WHAT IS NEEDED »
Reproduce all the lines exactly as they stand, apart from the pictures.

::::::

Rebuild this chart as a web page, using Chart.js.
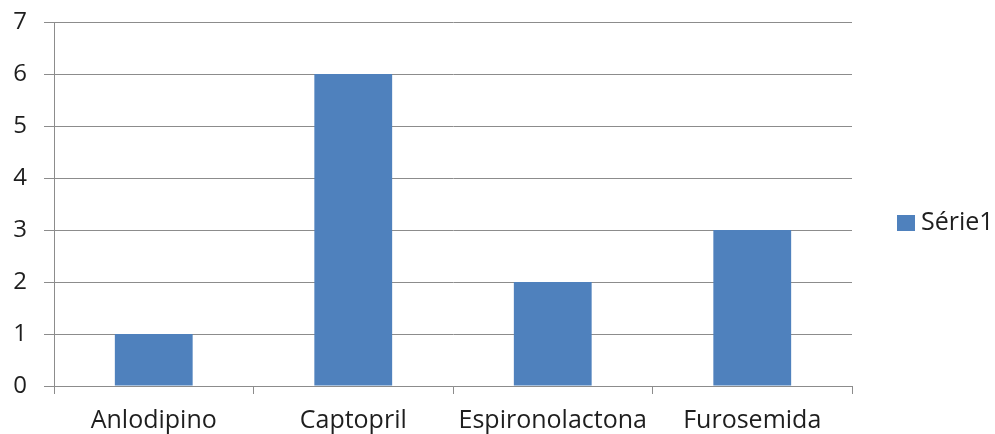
<!DOCTYPE html>
<html>
<head>
<meta charset="utf-8">
<script src="https://cdn.jsdelivr.net/npm/chart.js@4.4.0/dist/chart.umd.min.js"></script>
<style>
  html, body { margin: 0; padding: 0; background: #fff; }
  #wrap { width: 995px; height: 434px; }
</style>
</head>
<body>
<div id="wrap"><canvas id="medChart" width="995" height="434"></canvas></div>
<script>
// medicamentos e quantidades
const categorias = ['Anlodipino', 'Captopril', 'Espironolactona', 'Furosemida'];
const serie1 = [1, 6, 2, 3];
const nomeSerie = 'Série1';
const corSerie = '#4f81bd';
const corGrade = '#8c8c8c';
const fonte = "'Open Sans', 'DejaVu Sans', sans-serif";

// legenda desenhada à direita, ao lado da área do gráfico
const legendaDireita = {
    id: 'legendaDireita',
    afterDraw(chart) {
        const ctx = chart.ctx;
        const ds = chart.data.datasets[0];
        const x = 897, y = 223;
        ctx.save();
        ctx.fillStyle = ds.backgroundColor;
        ctx.fillRect(x, y - 8, 18, 16);
        ctx.fillStyle = '#1e1e1e';
        ctx.font = '25px ' + fonte;
        ctx.textBaseline = 'middle';
        ctx.fillText(ds.label, x + 24, y);
        ctx.restore();
    }
};

const ctx = document.getElementById('medChart').getContext('2d');
new Chart(ctx, {
    type: 'bar',
    data: {
        labels: categorias,
        datasets: [{
            label: nomeSerie,
            data: serie1,
            backgroundColor: corSerie,
            categoryPercentage: 1,
            barPercentage: 0.39
        }]
    },
    options: {
        responsive: false,
        animation: false,
        layout: { padding: { left: 13, right: 143, top: 0, bottom: 0 } },
        plugins: {
            legend: { display: false },
            tooltip: { enabled: false }
        },
        scales: {
            x: {
                afterFit(scale) { scale.height = 48; },
                grid: {
                    offset: true,
                    drawOnChartArea: false,
                    color: corGrade,
                    tickLength: 8
                },
                border: { color: corGrade },
                ticks: {
                    color: '#1e1e1e',
                    padding: 12,
                    font: { family: fonte, size: 25 }
                }
            },
            y: {
                min: 0,
                max: 7,
                afterFit(scale) {
                    scale.width = 41;
                    scale.paddingTop = 22;
                    scale.paddingBottom = 0;
                },
                grid: { color: corGrade, tickLength: 10 },
                border: { color: corGrade },
                ticks: {
                    stepSize: 1,
                    color: '#1e1e1e',
                    padding: 17,
                    font: { family: fonte, size: 24, lineHeight: 1 }
                }
            }
        }
    },
    plugins: [legendaDireita]
});
</script>
</body>
</html>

::::::

CORRECT OUTPUT »
Rebuild this chart as a web page, using Chart.js.
<!DOCTYPE html>
<html>
<head>
<meta charset="utf-8">
<script src="https://cdn.jsdelivr.net/npm/chart.js@4.4.0/dist/chart.umd.min.js"></script>
<style>
  html, body { margin: 0; padding: 0; background: #fff; }
  #wrap { width: 995px; height: 434px; }
</style>
</head>
<body>
<div id="wrap"><canvas id="medChart" width="995" height="434"></canvas></div>
<script>
// medicamentos e quantidades
const categorias = ['Anlodipino', 'Captopril', 'Espironolactona', 'Furosemida'];
const serie1 = [1, 6, 2, 3];
const nomeSerie = 'Série1';
const corSerie = '#4f81bd';
const corGrade = '#8c8c8c';
const fonte = "'Open Sans', 'DejaVu Sans', sans-serif";

// legenda desenhada à direita, ao lado da área do gráfico
const legendaDireita = {
    id: 'legendaDireita',
    afterDraw(chart) {
        const ctx = chart.ctx;
        const ds = chart.data.datasets[0];
        const x = 897, y = 223;
        ctx.save();
        ctx.fillStyle = ds.backgroundColor;
        ctx.fillRect(x, y - 8, 18, 16);
        ctx.fillStyle = '#1e1e1e';
        ctx.font = '25px ' + fonte;
        ctx.textBaseline = 'middle';
        ctx.fillText(ds.label, x + 24, y);
        ctx.restore();
    }
};

const ctx = document.getElementById('medChart').getContext('2d');
new Chart(ctx, {
    type: 'bar',
    data: {
        labels: categorias,
        datasets: [{
            label: nomeSerie,
            data: serie1,
            backgroundColor: corSerie,
            categoryPercentage: 1,
            barPercentage: 0.39
        }]
    },
    options: {
        responsive: false,
        animation: false,
        layout: { padding: { left: 13, right: 143, top: 0, bottom: 0 } },
        plugins: {
            legend: { display: false },
            tooltip: { enabled: false }
        },
        scales: {
            x: {
                afterFit(scale) { scale.height = 48; },
                grid: {
                    offset: true,
                    drawOnChartArea: false,
                    color: corGrade,
                    tickLength: 8
                },
                border: { color: corGrade },
                ticks: {
                    color: '#1e1e1e',
                    padding: 12,
                    font: { family: fonte, size: 25 }
                }
            },
            y: {
                min: 0,
                max: 7,
                afterFit(scale) {
                    scale.width = 41;
                    scale.paddingTop = 22;
                    scale.paddingBottom = 0;
                },
                grid: { color: corGrade, tickLength: 10 },
                border: { color: corGrade },
                ticks: {
                    stepSize: 1,
                    color: '#1e1e1e',
                    padding: 17,
                    font: { family: fonte, size: 24, lineHeight: 1 }
                }
            }
        }
    },
    plugins: [legendaDireita]
});
</script>
</body>
</html>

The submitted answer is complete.